SOURCE: Freedonia Group, Inc.

October 12, 2006 11:30 ET

U.S. Cosmetic Surgery Product Demand to Reach $2.4 Billion in 2010

CLEVELAND, OH -- (MARKET WIRE) -- October 12, 2006 -- Demand for materials and equipment used in cosmetic surgery procedures is forecast to increase 9.0 percent per year to $2.4 billion. America's obsession with youth is driving growth in cosmetic procedures, which are forecast to grow 9.1 percent per year to 17.5 million in 2010, valued at $17.3 billion. Best opportunities are expected in nonsurgical procedures (such as injections, dermal resurfacing and microdermabrasion) due to consumer preferences for less invasive treatments. However, demand for surgical products will continue to be strong in areas such as implants, where there are no significant alternatives.

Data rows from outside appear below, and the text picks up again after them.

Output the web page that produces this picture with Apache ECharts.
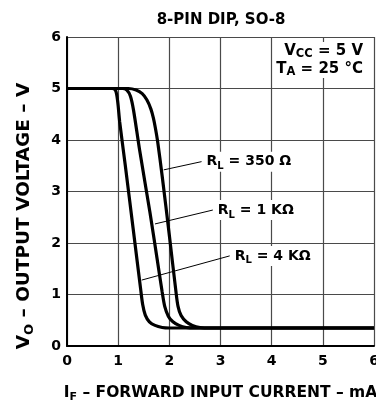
<!DOCTYPE html>
<html>
<head>
<meta charset="utf-8">
<script src="https://cdn.jsdelivr.net/npm/echarts@6/dist/echarts.min.js"></script>
<style>
  html, body { margin: 0; padding: 0; background: #fff; }
  #chart { width: 376px; height: 401px; }
</style>
</head>
<body>
<div id="chart"></div>
<script>
// Output voltage vs forward input current, three load resistors
const rl4k = [[0, 5], [0.88, 5], [0.95, 4.96], [0.99, 4.75], [1.03, 4.35], [1.14, 3.5], [1.29, 2.3],
  [1.44, 1.1], [1.48, 0.8], [1.53, 0.6], [1.61, 0.47], [1.72, 0.4], [1.86, 0.36], [2.0, 0.35], [6, 0.35]];
const rl1k = [[0, 5], [1.08, 5], [1.17, 4.97], [1.24, 4.85], [1.3, 4.58], [1.42, 3.8], [1.62, 2.6],
  [1.76, 1.7], [1.86, 1.05], [1.91, 0.77], [1.98, 0.58], [2.07, 0.47], [2.19, 0.4], [2.33, 0.36],
  [2.5, 0.35], [6, 0.35]];
const rl350 = [[0, 5], [1.2, 5], [1.35, 4.97], [1.47, 4.9], [1.56, 4.78], [1.64, 4.6],
  [1.69, 4.42], [1.73, 4.22], [1.77, 3.98], [1.86, 3.3], [2.0, 2.15], [2.13, 1.05], [2.17, 0.77],
  [2.23, 0.59], [2.33, 0.47], [2.45, 0.4], [2.6, 0.36], [2.8, 0.35], [6, 0.35]];

// leader lines from curve to label
const lead350 = [[1.89, 3.42], [2.63, 3.58]];
const lead1k = [[1.72, 2.37], [2.85, 2.64]];
const lead4k = [[1.46, 1.28], [3.18, 1.75]];

const xTicks = [0, 1, 2, 3, 4, 5, 6];
const yTicks = [0, 1, 2, 3, 4, 5, 6];

const FONT = 'DejaVu Sans';
const rich = {
  b: { fontFamily: FONT, fontWeight: 'bold', fontSize: 14, lineHeight: 20, color: '#000' },
  s: { fontFamily: FONT, fontWeight: 'bold', fontSize: 10, lineHeight: 10, verticalAlign: 'bottom', color: '#000' }
};
const nameRich = {
  b: { fontFamily: FONT, fontWeight: 'bold', fontSize: 15.5, lineHeight: 21, color: '#000' },
  s: { fontFamily: FONT, fontWeight: 'bold', fontSize: 11, lineHeight: 11, verticalAlign: 'bottom', color: '#000' }
};

function curve(data) {
  return {
    type: 'line', data: data, showSymbol: false, smooth: 0.3,
    lineStyle: { color: '#000', width: 3.2 }, z: 3, silent: true
  };
}

function leader(data, text) {
  return {
    type: 'line', data: data, showSymbol: false, silent: true, z: 4,
    lineStyle: { color: '#000', width: 1 },
    endLabel: {
      show: true, distance: 4, formatter: text, rich: rich,
      backgroundColor: '#fff', padding: [0, 1, 0, 1]
    }
  };
}

const chart = echarts.init(document.getElementById('chart'));
chart.setOption({
  animation: false,
  backgroundColor: '#fff',
  grid: { left: 67, right: 2, top: 37, bottom: 55, containLabel: false, outerBoundsMode: 'none' },
  xAxis: {
    type: 'value', min: xTicks[0], max: xTicks[xTicks.length - 1], interval: 1,
    axisLine: { lineStyle: { color: '#000', width: 2 } },
    axisTick: { show: false },
    axisLabel: { color: '#000', fontFamily: FONT, fontWeight: 'bold', fontSize: 14, margin: 8 },
    splitLine: { show: true, lineStyle: { color: '#4a4a4a', width: 1.2 } },
    name: '{b|I}{s|F}{b| – FORWARD INPUT CURRENT – mA}',
    nameLocation: 'middle', nameGap: 36,
    nameTextStyle: { rich: nameRich }
  },
  yAxis: {
    type: 'value', min: yTicks[0], max: yTicks[yTicks.length - 1], interval: 1,
    axisLine: { show: true, lineStyle: { color: '#000', width: 2 } },
    axisTick: { show: false },
    axisLabel: { color: '#000', fontFamily: FONT, fontWeight: 'bold', fontSize: 14, margin: 6 },
    splitLine: { show: true, lineStyle: { color: '#4a4a4a', width: 1.2 } }
  },
  graphic: [
    {
      type: 'text', x: 221, y: 20, z: 10,
      style: {
        text: '8-PIN DIP, SO-8', font: 'bold 15px "DejaVu Sans"', fill: '#000',
        align: 'center', verticalAlign: 'middle'
      }
    },
    {
      type: 'text', x: 24, y: 216, rotation: Math.PI / 2, z: 10,
      style: {
        text: '{b|V}{s|O}{b| – OUTPUT VOLTAGE – V}',
        align: 'center', verticalAlign: 'middle',
        rich: {
          b: { fontFamily: FONT, fontWeight: 'bold', fontSize: 18.5, lineHeight: 24, fill: '#000' },
          s: { fontFamily: FONT, fontWeight: 'bold', fontSize: 13, lineHeight: 13, verticalAlign: 'bottom', fill: '#000' }
        }
      }
    },
    {
      type: 'text', x: 365, y: 42, z: 10,
      style: {
        text: '{b|V}{s|CC}{b| = 5 V}\n{b|T}{s|A}{b| = 25 °C}',
        align: 'right', verticalAlign: 'top',
        backgroundColor: '#fff', padding: [0, 2, 0, 2],
        rich: {
          b: { fontFamily: FONT, fontWeight: 'bold', fontSize: 15, lineHeight: 18, fill: '#000' },
          s: { fontFamily: FONT, fontWeight: 'bold', fontSize: 11.5, lineHeight: 10, verticalAlign: 'bottom', fill: '#000' }
        }
      }
    }
  ],
  series: [
    curve(rl4k), curve(rl1k), curve(rl350),
    leader(lead350, '{b|R}{s|L}{b| = 350 Ω}'),
    leader(lead1k, '{b|R}{s|L}{b| = 1 KΩ}'),
    leader(lead4k, '{b|R}{s|L}{b| = 4 KΩ}')
  ]
});
</script>
</body>
</html>
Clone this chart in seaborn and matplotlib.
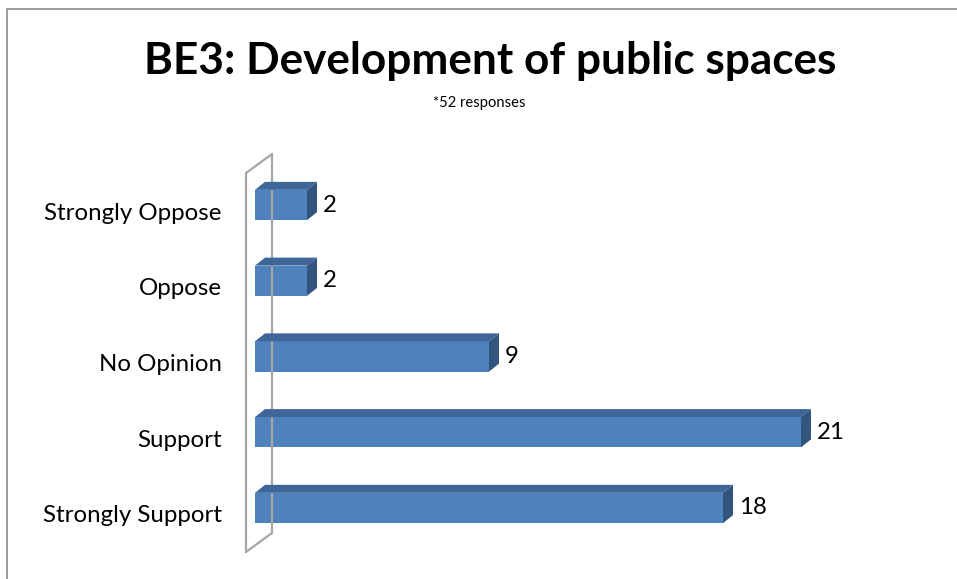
import matplotlib
matplotlib.use("Agg")
import matplotlib.pyplot as plt
from matplotlib.patches import Polygon
from matplotlib.lines import Line2D
from matplotlib.transforms import IdentityTransform, ScaledTranslation
import seaborn as sns
import pandas as pd

categories = ["Strongly Oppose", "Oppose", "No Opinion", "Support", "Strongly Support"]
counts = [2, 2, 9, 21, 18]
title = "BE3: Development of public spaces"
subtitle = "*52 responses"

FRONT = "#4F81BD"
TOP = "#3F6698"
SIDE = "#32557F"
WALL = "#A6A6A6"
FONT = "Lato"

sns.set_theme(style="white")
plt.rcParams["font.family"] = [FONT, "DejaVu Sans"]

W, H = 957, 579
fig = plt.figure(figsize=(W / 100, H / 100), dpi=100)

# axes placed in pixel terms: value 0 at x=255, 26 px per unit
x0_px, px_per_unit = 255, 26
xmax = 25
ax_left = x0_px / W
ax_width = xmax * px_per_unit / W
top_px, bot_px = 148.2, 564.8
ax = fig.add_axes([ax_left, (H - bot_px) / H, ax_width, (bot_px - top_px) / H])

df = pd.DataFrame({"category": categories, "count": counts})
sns.barplot(data=df, x="count", y="category", orient="h", color=FRONT,
            saturation=1, width=0.4, ax=ax, edgecolor="none", zorder=3)
ax.set_xlim(0, xmax)
ax.set_ylim(4.75, -0.75)
ax.set_xlabel("")
ax.set_ylabel("")
ax.set_xticks([])
for s in ax.spines.values():
    s.set_visible(False)
ax.tick_params(axis="y", length=0, pad=24, labelsize=17.3, labelcolor="black")
# category labels sit slightly below the bar centres
shift = ScaledTranslation(0, -6 / 100, fig.dpi_scale_trans)
for lbl in ax.get_yticklabels():
    lbl.set_transform(lbl.get_transform() + shift)

fig.canvas.draw()

# 3D-style top and side faces built from each bar's geometry
dx, dy = 10, 8
for bar in ax.patches:
    x, y = bar.get_x(), bar.get_y()
    w, h = bar.get_width(), bar.get_height()
    (xl, yt), (xr, yb) = ax.transData.transform([(x, y), (x + w, y + h)])
    ytop, ybot = max(yt, yb), min(yt, yb)
    top_face = Polygon([(xl, ytop), (xr, ytop), (xr + dx, ytop + dy), (xl + dx, ytop + dy)],
                       closed=True, facecolor=TOP, edgecolor="none",
                       transform=IdentityTransform(), zorder=4)
    side_face = Polygon([(xr, ybot), (xr, ytop), (xr + dx, ytop + dy), (xr + dx, ybot + dy)],
                        closed=True, facecolor=SIDE, edgecolor="none",
                        transform=IdentityTransform(), zorder=4)
    fig.add_artist(top_face)
    fig.add_artist(side_face)

# value labels
for i, v in enumerate(counts):
    ax.annotate(str(v), xy=(v, i), xytext=(dx + 6, 0), textcoords="offset pixels",
                ha="left", va="center", fontsize=17.3, color="black",
                annotation_clip=False)

# back wall outline
def px(x, y):
    return (x, H - y)

wall_pts = [px(246, 552), px(246, 173), px(272, 154), px(272, 533), px(246, 552)]
fig.add_artist(Line2D([p[0] for p in wall_pts], [p[1] for p in wall_pts],
                      color=WALL, lw=1.6, transform=IdentityTransform(), zorder=1))

# chart frame
fig.add_artist(Line2D([7, 7, W + 5], [-5, H - 9, H - 9], color="#8C8C8C", lw=1.2,
                      transform=IdentityTransform()))

fig.text(490 / W, 1 - 61 / H, title, ha="center", va="center",
         fontsize=31.8, fontweight="bold", color="black")
fig.text(479 / W, 1 - 103 / H, subtitle, ha="center", va="center",
         fontsize=10.6, color="black")

fig.savefig("out.png", dpi=100)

These and other trends are presented in "Cosmetic Surgery Products," a new study from The Freedonia Group, Inc., a Cleveland-based industry market research firm.

Injectables will register the fastest growth, with sales forecast to increase over 15 percent annually through 2010. Growth in this sector boomed with the introduction of BOTOX (Allergan) in the 1990s when it was used for "off label" wrinkle treatments. Further growth was achieved when BOTOX achieved FDA approval for cosmetic indications in 2002 and hyaluronic acid injections became available in December 2003. Two hyaluronic acid tissue filler products were launched on the US market in 2004, one in 2005 and one in 2006. Several others are in development, awaiting FDA approval. Since 2003, hyaluronic acid injections have achieved extraordinary growth, and these products accounted for 61 percent of total tissue filler demand in 2005. Going forward, the aggregate injections segment will benefit from new product introductions, most notably tissue fillers based on synthetic polymers.

In 2005, equipment accounted for 38 percent of total cosmetic surgery product demand. Demand will be driven by gains in the use of microdermabrasion machines and a variety of other new equipment types, as well as continued steady growth in the large laser market. Demand for implants is forecast to rise 7.4 percent per year through 2010. Gains will be driven by an increasing acceptance of plastic surgery, positive clinical evaluations affirming the safety of implants and a growing desire to enhance personal appearance to improve self-esteem. Breast implants will achieve more rapid gains than other implants in part due to the expected return of silicone-gel filled breast implants to the U.S. market.